新技術の習得に力を入れる一方で、アイデアの創出に向けた取り組みも欠かさない。元木社長は就任直後、2015年に「新型刃物コンテスト(通称、ハモコン)」をスタートした。これは、5つの製造課が新しい刃物のアイデアを競い合う社内イベントだ。それまで、設計は創業者がほぼ一手に担っていたため、従業員は設計図に基づき、つくるだけだった。
「従来は、言われたものを言われた通りにつくることしかしていなかったわけです。しかし、自分のアイデアが少しでも反映された製品がお客様に採用されれば、自信と誇りを持てます。一人ひとりが主役になれば、仕事が楽しくなるでしょう。ハモコンはチーム作業で、コミュニケーションの活性にもつながります」
ハモコンを開催する上で、元木社長は3つの条件をつくった。①評価者である幹部社員は発表内容を批判しないこと、②発表チームのメンバーは必ず1人一案考えること、③世の中にこれまでなかった刃物であること。スタート当初は、刃物が回ると扇風機になるカッターや、刃物にハート形の模様を入れるなど、見た目のおもしろさがあっても製品化にはほど遠い内容が多かったが、そういう内容も否定せず、次につながるように評価したという。すると、回を重ねるごとにクオリティが向上。従来製品よりも寿命を約1.3倍に延ばした刃物など、実際に製品化した工具も現れるようになった。
2023年2月に、8回目となるハモコンが開催された。
毎年、少しずつ趣向を変えて実施され、発表作品はレベルアップしているという。
すでにお客様から高評価を受け、実際に採用されたアイデアもある
その他にも小林ダイヤでは、数多くの取り組みを実施している。若手と中堅社員が部署横断でチームをつくり、2年という期間を定めて業務改善を行う「生産技術連絡会」。隔月で社員が自分の知識を発表する「知識・技術向上勉強会」。意欲的な社員に向け、熟練技術者を講師として毎月開く勉強会など、実に幅広い。
このように人材育成、ひいては社員の活力向上に力を入れる同社だが、もちろん採用にも注力している。
小林ダイヤがある浜松は製造業が盛んで、大手企業も多く、中小企業の採用環境は厳しい。そんな中でも、採用においては工場見学を必須とし、機械に触れて小林ダイヤのものづくりを体験した上で応募してもらう。3次面接まで行う徹底ぶりだ。
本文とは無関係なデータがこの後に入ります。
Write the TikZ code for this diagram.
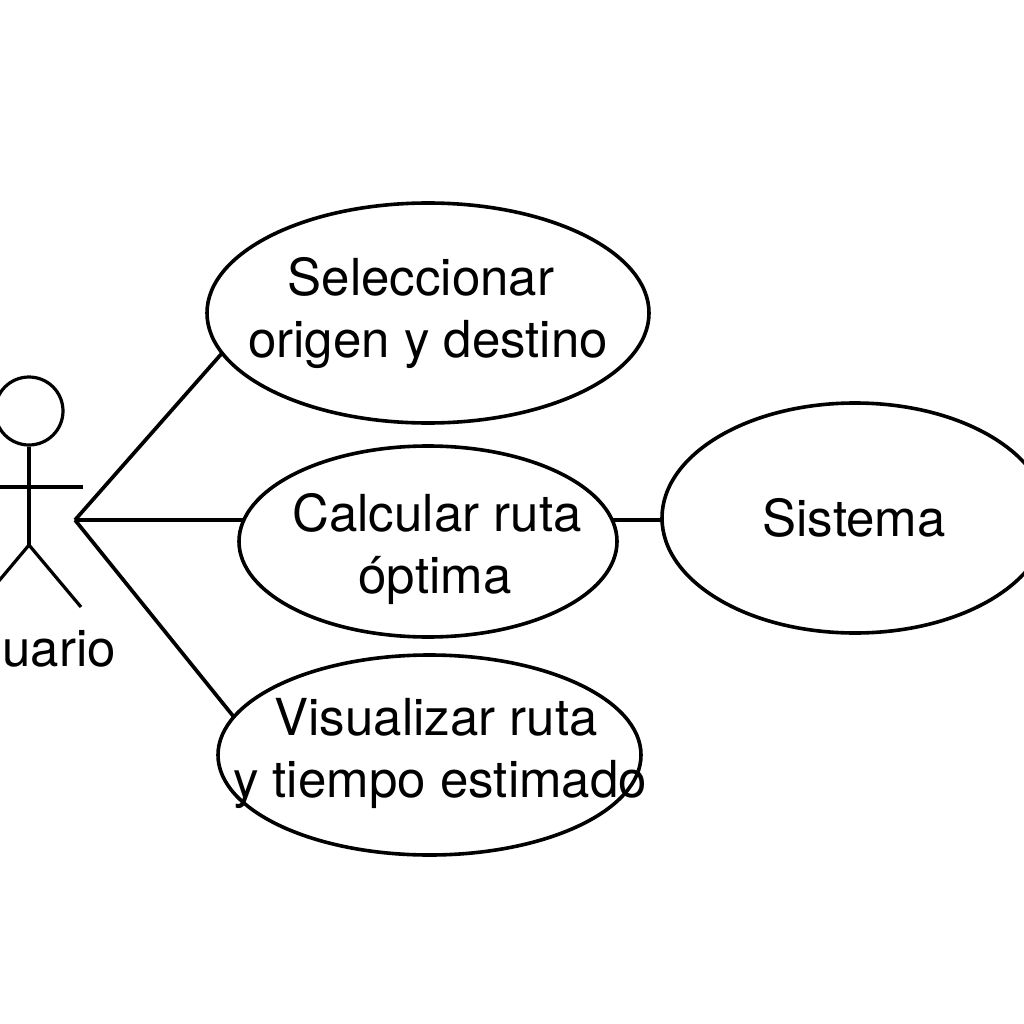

そこまでしっかりと会社の雰囲気や風土を理解してもらった上で採用に至るから、ミスマッチは起きづらい。そして入ったあとも、常に新鮮な気持ちで仕事に向かうことができる。実際に、これら一連の取り組みが奏功し、社員の離職は減少した。
「技術力では大手にも負けない自信があります。新しい市場や分野を開拓し、事業拡大を図るには、さらなる設備強化と、人材が必要です。採用と育成の好循環で、小林ダイヤを切削工具業界では誰もが知るブランドに育て上げたいと考えています」
機械設備の増強で拡張を重ねてきた同社の工場だが、すでに隣接地を取得し、次なる増設を視野に入れている。ダイヤ工具のパイオニアが描く挑戦は、まだ終わらない。